The resulting structure looks a lot like a giant basket, and already provides a great deal of shade. I can't wait to see what it will look like with a covering of red-blossomed runner beans. My only disappointment is that you can't build a permanent home this way. What a way to build! No blueprints to squint at, no nails to drive, no angles to join, no math to do - a completely intuitional way of creating.

There's a lesson here, I just know it, although I'm trying hard to just enjoy my shade house for what it is, rather than trying to make it stand for some gigantic philosophical tangent I'm taking. I think it's a reminder of what can happen when we don't demand utter control over things, when we let circumstances and the materials at hand dictate our path. When we let the tree tell us what it wants to do.

Saturday, July 01, 2006















Shoo, Fly - Don't Bother Me!


Visitors to Old Man Farm often find themselves dancing. Within minutes of their arrival, people are hopping from side to side, waving their arms in the air, and dodging to and fro in an exotic rhythm reminiscent of experimental modern dance.

I'd love to be able to say that these folks are inspired by the landscape, or that their souls are so deeply moved by all we've accomplished here (muffled laughter) that they are dancing for joy. But I can't. The cold, hard truth is that most of our visitors have never encountered the sheer diversity of biting insects that exist here in God's Country. They dance because they are unused to being welcomed by a winged horde intent on making them - literally - one with nature.

You have to appreciate that each insect has its own personality, and will greet you accordingly. Clouds of black flies descend like adoring groupies, and try to get to know you intimately by crawling inside your ears, nose, and mouth. The mosquitoes greet you in embracing swarms, reaching out with long appendages to beckon you "come hither." At night, there are the no-see-ums - shy creatures that approach quietly en masse, leaving you with a sense of betrayal and burning. Finally, the horse flies and deer flies offer their up-front, no-nonsense greeting - "Hello! I'm here to bite you painfully on the ass."

Visitors to Paradise are often completely undone by this welcome. They huddle in the house, or swathe themselves like living mummies and go stumbling about in the fields. They fumigate themselves with enough chemicals to kill an entire Insectarium. They complain. Loudly. There is almost a sense of moral outrage. People want to imagine a pastoral ideal - gently rolling hills of green dotted by contented cows; fields of daisy and buttercup; the contented farmer surveying his domain. Nobody ever imagines the flies.

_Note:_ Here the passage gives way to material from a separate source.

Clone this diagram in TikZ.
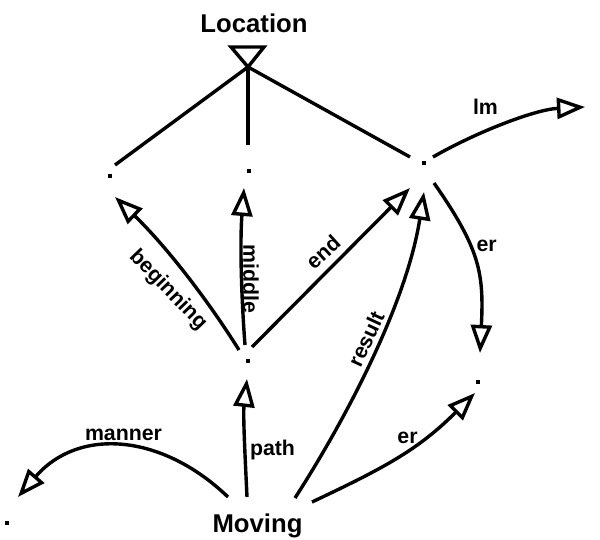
\documentclass[tikz,border=0pt]{standalone}
\usepackage{fontspec}
\setmainfont{Liberation Sans}
\usetikzlibrary{arrows.meta}
\begin{document}
\begin{tikzpicture}[x=1pt,y=-1pt,
  conn/.style={line width=3.4pt},
  arr/.style={conn, -{Triangle[open, length=28pt, width=21pt]}},
  dotnode/.style={fill=black, rectangle, inner sep=0pt, minimum size=4pt},
  lbl/.style={font=\bfseries\fontsize{21.3}{25}\selectfont, inner sep=0pt},
  title/.style={font=\bfseries\fontsize{25.7}{30}\selectfont, inner sep=0pt, anchor=base},
]
\useasboundingbox (0,0) rectangle (600,540);
% main nodes
\node[title] (Location) at (254,33) {Location};
\node[title] (Moving) at (257.5,532) {Moving};
\coordinate (apex) at (248,67);
\node[dotnode] (A) at (110,176) {};
\node[dotnode] (B) at (249,171) {};
\node[dotnode] (C) at (424,163) {};
\node[dotnode] (H) at (248,361) {};
\node[dotnode] (D) at (478,382) {};
\node[dotnode] (E) at (7,523) {};
\coordinate (lmEnd) at (585,107);
% generalisation triangle and its lines
\draw[conn, line join=miter] ([shift={(-17,-20)}]apex) -- ([shift={(16,-20)}]apex) -- (apex) -- cycle;
\draw[conn] (apex) -- ([shift={(5,-11)}]A.center);
\draw[conn] (apex) -- ([shift={(-1,-26)}]B.center);
\draw[conn] (apex) -- ([shift={(-14,-6)}]C.center);
% arrows
\draw[arr] ([shift={(-9,-11)}]H.center) .. controls (204,294) and (162,242) .. ([shift={(5,21)}]A.center);
\draw[arr] ([shift={(-3,-16)}]H.center) .. controls (241,293) and (240,240) .. ([shift={(-5,17)}]B.center);
\draw[arr] ([shift={(4,-14)}]H.center) -- ([shift={(-14,25)}]C.center);
\draw[arr] ([shift={(37.5,-34)}]Moving.base) .. controls (349,414) and (407,301) .. ([shift={(0,29)}]C.center);
\draw[arr] ([shift={(10,20)}]C.center) .. controls (480,249) and (484,273) .. ([shift={(2,-29)}]D.center);
\draw[arr] ([shift={(9,-6)}]C.center) .. controls (476.5,132) and (535,109.5) .. (lmEnd);
\draw[arr] ([shift={(-10.5,-35)}]Moving.base) .. controls (245,455) and (243,415) .. ([shift={(-1,18)}]H.center);
\draw[arr] ([shift={(54.5,-30)}]Moving.base) .. controls (384,468) and (418,450) .. ([shift={(-3,11)}]D.center);
\draw[arr] ([shift={(-29.5,-35)}]Moving.base) .. controls (162,433.5) and (78.7,427) .. ([shift={(11,-26)}]E.center);
% labels
\node[lbl, rotate=-46] (lbeg) at (168,290) {beginning};
\node[lbl, rotate=-90] (lmid) at (251,279) {middle};
\node[lbl, rotate=42] (lend) at (323,252) {end};
\node[lbl, rotate=65] (lres) at (366,339) {result};
\node[lbl] (ler1) at (486.7,245.5) {er};
\node[lbl] (llm) at (485.5,107) {lm};
\node[lbl] (lpath) at (272.5,450) {path};
\node[lbl] (lman) at (123.5,434.5) {manner};
\node[lbl] (ler2) at (407.5,437.5) {er};
\end{tikzpicture}
\end{document}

Flies are, to my mind, the true litmus test of whether someone can survive and thrive in this setting. People who are suited to country life discover and embrace one secret: Flies are a state of mind.

Think about it. There are over 100 species of black flies in Canada. The mosquito exists everywhere in North America, except for a couple of tiny islands in the Arctic (a setting which, despite its admirable lack of flies, has other obvious challenges). There are 75 species of horse fly, 42 of deer fly, and heaven-only-knows how many no-seeums (they're pretty small - perhaps they're too difficult to count). You can wear appropriate clothing, invest in a bug suit, avoid peak fly periods, adopt DEET as your new cologne, but the reality is - flies are unavoidable. Resistance is futile. You WILL be assimilated... at least, portions of you.